*PROBLEM DESCRIPTION*: Repeat every line of the data exactly, but not the pictures.

*MATERIAL PROVIDED*:
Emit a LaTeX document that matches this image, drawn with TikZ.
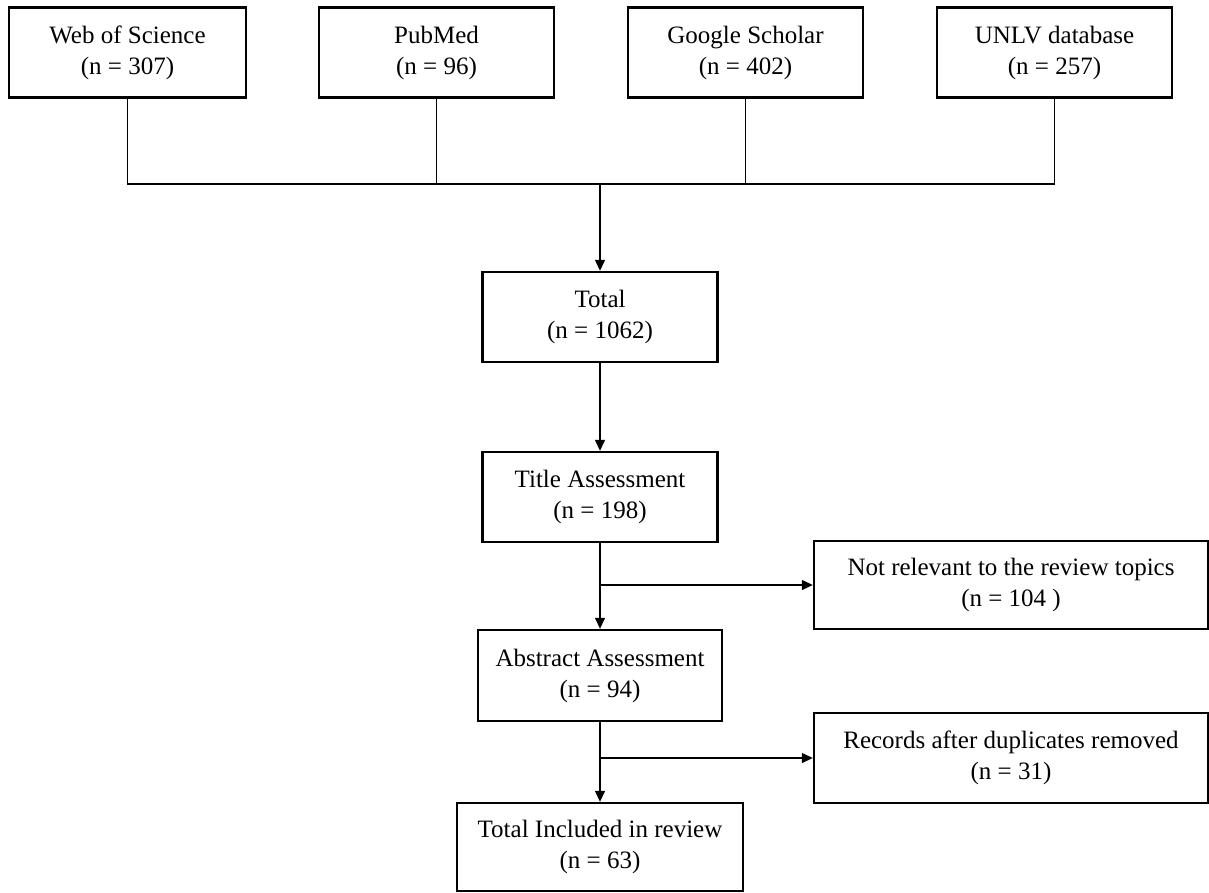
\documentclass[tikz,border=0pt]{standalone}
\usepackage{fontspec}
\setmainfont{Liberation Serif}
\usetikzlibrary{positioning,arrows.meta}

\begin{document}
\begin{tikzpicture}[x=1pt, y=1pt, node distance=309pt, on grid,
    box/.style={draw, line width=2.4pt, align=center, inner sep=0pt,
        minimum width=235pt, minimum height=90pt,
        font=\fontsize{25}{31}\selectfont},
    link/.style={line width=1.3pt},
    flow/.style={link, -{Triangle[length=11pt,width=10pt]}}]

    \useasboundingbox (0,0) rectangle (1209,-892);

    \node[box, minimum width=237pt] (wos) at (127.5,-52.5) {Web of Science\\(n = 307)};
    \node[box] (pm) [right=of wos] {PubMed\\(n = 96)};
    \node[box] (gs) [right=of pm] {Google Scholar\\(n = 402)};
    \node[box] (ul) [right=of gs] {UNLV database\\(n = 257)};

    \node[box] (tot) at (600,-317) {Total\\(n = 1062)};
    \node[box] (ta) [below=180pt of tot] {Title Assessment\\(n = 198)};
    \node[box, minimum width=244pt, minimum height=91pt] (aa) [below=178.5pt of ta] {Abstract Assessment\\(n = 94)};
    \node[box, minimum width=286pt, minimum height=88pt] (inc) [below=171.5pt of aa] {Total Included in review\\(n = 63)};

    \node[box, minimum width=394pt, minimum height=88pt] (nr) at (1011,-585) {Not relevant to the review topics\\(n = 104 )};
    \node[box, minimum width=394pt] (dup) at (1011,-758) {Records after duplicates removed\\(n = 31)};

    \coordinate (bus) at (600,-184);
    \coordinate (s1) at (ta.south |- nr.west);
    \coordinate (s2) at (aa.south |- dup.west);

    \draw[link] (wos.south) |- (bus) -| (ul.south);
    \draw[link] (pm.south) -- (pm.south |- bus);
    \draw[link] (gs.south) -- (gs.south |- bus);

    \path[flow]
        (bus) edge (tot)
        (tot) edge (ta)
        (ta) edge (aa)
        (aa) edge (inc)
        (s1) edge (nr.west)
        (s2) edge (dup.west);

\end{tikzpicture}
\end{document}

*SOLUTION FOR THIS TASK*:
Emit a LaTeX document that matches this image, drawn with TikZ.
\documentclass[tikz,border=0pt]{standalone}
\usepackage{fontspec}
\setmainfont{Liberation Serif}
\usetikzlibrary{positioning,arrows.meta}

\begin{document}
\begin{tikzpicture}[x=1pt, y=1pt, node distance=309pt, on grid,
    box/.style={draw, line width=2.4pt, align=center, inner sep=0pt,
        minimum width=235pt, minimum height=90pt,
        font=\fontsize{25}{31}\selectfont},
    link/.style={line width=1.3pt},
    flow/.style={link, -{Triangle[length=11pt,width=10pt]}}]

    \useasboundingbox (0,0) rectangle (1209,-892);

    \node[box, minimum width=237pt] (wos) at (127.5,-52.5) {Web of Science\\(n = 307)};
    \node[box] (pm) [right=of wos] {PubMed\\(n = 96)};
    \node[box] (gs) [right=of pm] {Google Scholar\\(n = 402)};
    \node[box] (ul) [right=of gs] {UNLV database\\(n = 257)};

    \node[box] (tot) at (600,-317) {Total\\(n = 1062)};
    \node[box] (ta) [below=180pt of tot] {Title Assessment\\(n = 198)};
    \node[box, minimum width=244pt, minimum height=91pt] (aa) [below=178.5pt of ta] {Abstract Assessment\\(n = 94)};
    \node[box, minimum width=286pt, minimum height=88pt] (inc) [below=171.5pt of aa] {Total Included in review\\(n = 63)};

    \node[box, minimum width=394pt, minimum height=88pt] (nr) at (1011,-585) {Not relevant to the review topics\\(n = 104 )};
    \node[box, minimum width=394pt] (dup) at (1011,-758) {Records after duplicates removed\\(n = 31)};

    \coordinate (bus) at (600,-184);
    \coordinate (s1) at (ta.south |- nr.west);
    \coordinate (s2) at (aa.south |- dup.west);

    \draw[link] (wos.south) |- (bus) -| (ul.south);
    \draw[link] (pm.south) -- (pm.south |- bus);
    \draw[link] (gs.south) -- (gs.south |- bus);

    \path[flow]
        (bus) edge (tot)
        (tot) edge (ta)
        (ta) edge (aa)
        (aa) edge (inc)
        (s1) edge (nr.west)
        (s2) edge (dup.west);

\end{tikzpicture}
\end{document}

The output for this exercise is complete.